### COLLECTED DATA
○ ○ ○ ○ ○ ○ ○
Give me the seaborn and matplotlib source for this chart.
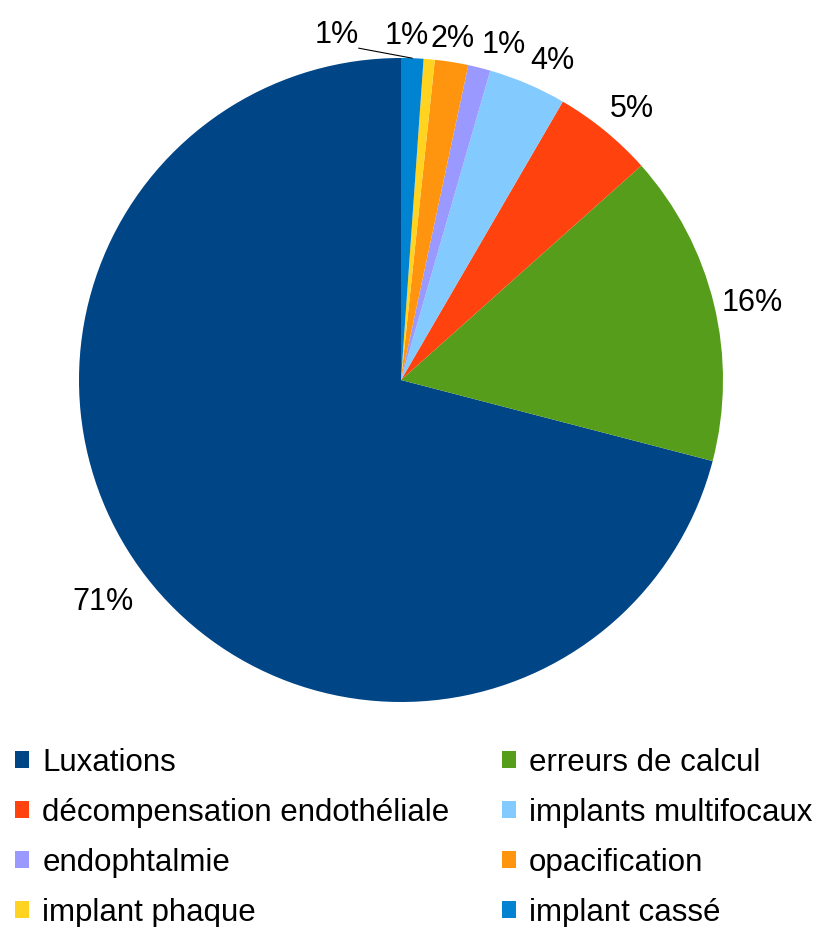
import numpy as np
import matplotlib
matplotlib.use("Agg")
import matplotlib.pyplot as plt
from matplotlib.patches import Patch
import seaborn as sns

# Data (counts)
categories = [
    "Luxations",
    "erreurs de calcul",
    "décompensation endothéliale",
    "implants multifocaux",
    "endophtalmie",
    "opacification",
    "implant phaque",
    "implant cassé",
]
counts = [127, 28, 9, 7, 2, 3, 1, 2]
colors = ["#004586", "#579d1c", "#ff420e", "#83caff",
          "#9999ff", "#ff950e", "#ffd320", "#0084d1"]

sns.set_theme(style="white")
plt.rcParams["font.family"] = ["Liberation Sans", "DejaVu Sans"]

fig = plt.figure(figsize=(8.16, 9.27), dpi=100)
W, H = 816, 927
cx, cy, R = 401, 380, 322
ax = fig.add_axes([(cx - R) / W, (H - cy - R) / H, 2 * R / W, 2 * R / H])

wedges, _ = ax.pie(counts, colors=sns.color_palette(colors), startangle=90,
                   counterclock=True, radius=1.0,
                   wedgeprops=dict(linewidth=0))
ax.set_xlim(-1, 1)
ax.set_ylim(-1, 1)
ax.set_aspect("equal")
ax.axis("off")

total = sum(counts)
fs = 22
labels = []
for w, c in zip(wedges, counts):
    mid = np.deg2rad((w.theta1 + w.theta2) / 2)
    cs, sn = np.cos(mid), np.sin(mid)
    ha = "left" if cs > 0.2 else ("right" if cs < -0.2 else "center")
    va = "bottom" if sn > 0.35 else ("top" if sn < -0.35 else "center")
    r = 1.025 if sn > 0 else 1.05
    t = ax.text(r * cs, r * sn, f"{round(100 * c / total)}%", ha=ha, va=va,
                fontsize=fs, color="black")
    labels.append((t, mid))

# push crowded labels in the upper half to the left, like the original
fig.canvas.draw()
renderer = fig.canvas.get_renderer()
to_data = ax.transData.inverted()
prev = None
for t, mid in labels:
    if np.sin(mid) < 0.35:
        prev = None
        continue
    bb = t.get_window_extent(renderer)
    if prev is not None and bb.x1 > prev.x0 - 2:
        shift = bb.x1 - (prev.x0 - 2)
        lead = shift > bb.width
        if lead:
            shift += 24
        x, y = t.get_position()
        px, py = ax.transData.transform((x, y))
        t.set_position(to_data.transform((px - shift, py)))
        bb = t.get_window_extent(renderer)
        if lead:
            end = to_data.transform((bb.x1, bb.y0 + 2))
            ax.plot([np.cos(mid), end[0]], [np.sin(mid), end[1]],
                    color="black", lw=0.8, clip_on=False)
    prev = bb

handles = [Patch(facecolor=col, edgecolor="none") for col in colors]
leg_kw = dict(frameon=False, fontsize=22.5, labelcolor="black",
              handlelength=0.45, handleheight=0.45,
              handletextpad=0.42, labelspacing=0.635, borderpad=0,
              borderaxespad=0, loc="upper left")
left_idx = [0, 2, 4, 6]
right_idx = [1, 3, 5, 7]
fig.legend([handles[i] for i in left_idx], [categories[i] for i in left_idx],
           bbox_to_anchor=(15 / W, 1 - 748 / H), **leg_kw)
fig.legend([handles[i] for i in right_idx], [categories[i] for i in right_idx],
           bbox_to_anchor=(502 / W, 1 - 748 / H), **leg_kw)

fig.savefig("out.png", dpi=100, facecolor="white")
○ ○ ○ ○ ○ ○ ○
### YOUR TASK
Repeat the material verbatim. Do not carry over any picture.

### RESULT FOR THIS TASK
Give me the seaborn and matplotlib source for this chart.
import numpy as np
import matplotlib
matplotlib.use("Agg")
import matplotlib.pyplot as plt
from matplotlib.patches import Patch
import seaborn as sns

# Data (counts)
categories = [
    "Luxations",
    "erreurs de calcul",
    "décompensation endothéliale",
    "implants multifocaux",
    "endophtalmie",
    "opacification",
    "implant phaque",
    "implant cassé",
]
counts = [127, 28, 9, 7, 2, 3, 1, 2]
colors = ["#004586", "#579d1c", "#ff420e", "#83caff",
          "#9999ff", "#ff950e", "#ffd320", "#0084d1"]

sns.set_theme(style="white")
plt.rcParams["font.family"] = ["Liberation Sans", "DejaVu Sans"]

fig = plt.figure(figsize=(8.16, 9.27), dpi=100)
W, H = 816, 927
cx, cy, R = 401, 380, 322
ax = fig.add_axes([(cx - R) / W, (H - cy - R) / H, 2 * R / W, 2 * R / H])

wedges, _ = ax.pie(counts, colors=sns.color_palette(colors), startangle=90,
                   counterclock=True, radius=1.0,
                   wedgeprops=dict(linewidth=0))
ax.set_xlim(-1, 1)
ax.set_ylim(-1, 1)
ax.set_aspect("equal")
ax.axis("off")

total = sum(counts)
fs = 22
labels = []
for w, c in zip(wedges, counts):
    mid = np.deg2rad((w.theta1 + w.theta2) / 2)
    cs, sn = np.cos(mid), np.sin(mid)
    ha = "left" if cs > 0.2 else ("right" if cs < -0.2 else "center")
    va = "bottom" if sn > 0.35 else ("top" if sn < -0.35 else "center")
    r = 1.025 if sn > 0 else 1.05
    t = ax.text(r * cs, r * sn, f"{round(100 * c / total)}%", ha=ha, va=va,
                fontsize=fs, color="black")
    labels.append((t, mid))

# push crowded labels in the upper half to the left, like the original
fig.canvas.draw()
renderer = fig.canvas.get_renderer()
to_data = ax.transData.inverted()
prev = None
for t, mid in labels:
    if np.sin(mid) < 0.35:
        prev = None
        continue
    bb = t.get_window_extent(renderer)
    if prev is not None and bb.x1 > prev.x0 - 2:
        shift = bb.x1 - (prev.x0 - 2)
        lead = shift > bb.width
        if lead:
            shift += 24
        x, y = t.get_position()
        px, py = ax.transData.transform((x, y))
        t.set_position(to_data.transform((px - shift, py)))
        bb = t.get_window_extent(renderer)
        if lead:
            end = to_data.transform((bb.x1, bb.y0 + 2))
            ax.plot([np.cos(mid), end[0]], [np.sin(mid), end[1]],
                    color="black", lw=0.8, clip_on=False)
    prev = bb

handles = [Patch(facecolor=col, edgecolor="none") for col in colors]
leg_kw = dict(frameon=False, fontsize=22.5, labelcolor="black",
              handlelength=0.45, handleheight=0.45,
              handletextpad=0.42, labelspacing=0.635, borderpad=0,
              borderaxespad=0, loc="upper left")
left_idx = [0, 2, 4, 6]
right_idx = [1, 3, 5, 7]
fig.legend([handles[i] for i in left_idx], [categories[i] for i in left_idx],
           bbox_to_anchor=(15 / W, 1 - 748 / H), **leg_kw)
fig.legend([handles[i] for i in right_idx], [categories[i] for i in right_idx],
           bbox_to_anchor=(502 / W, 1 - 748 / H), **leg_kw)

fig.savefig("out.png", dpi=100, facecolor="white")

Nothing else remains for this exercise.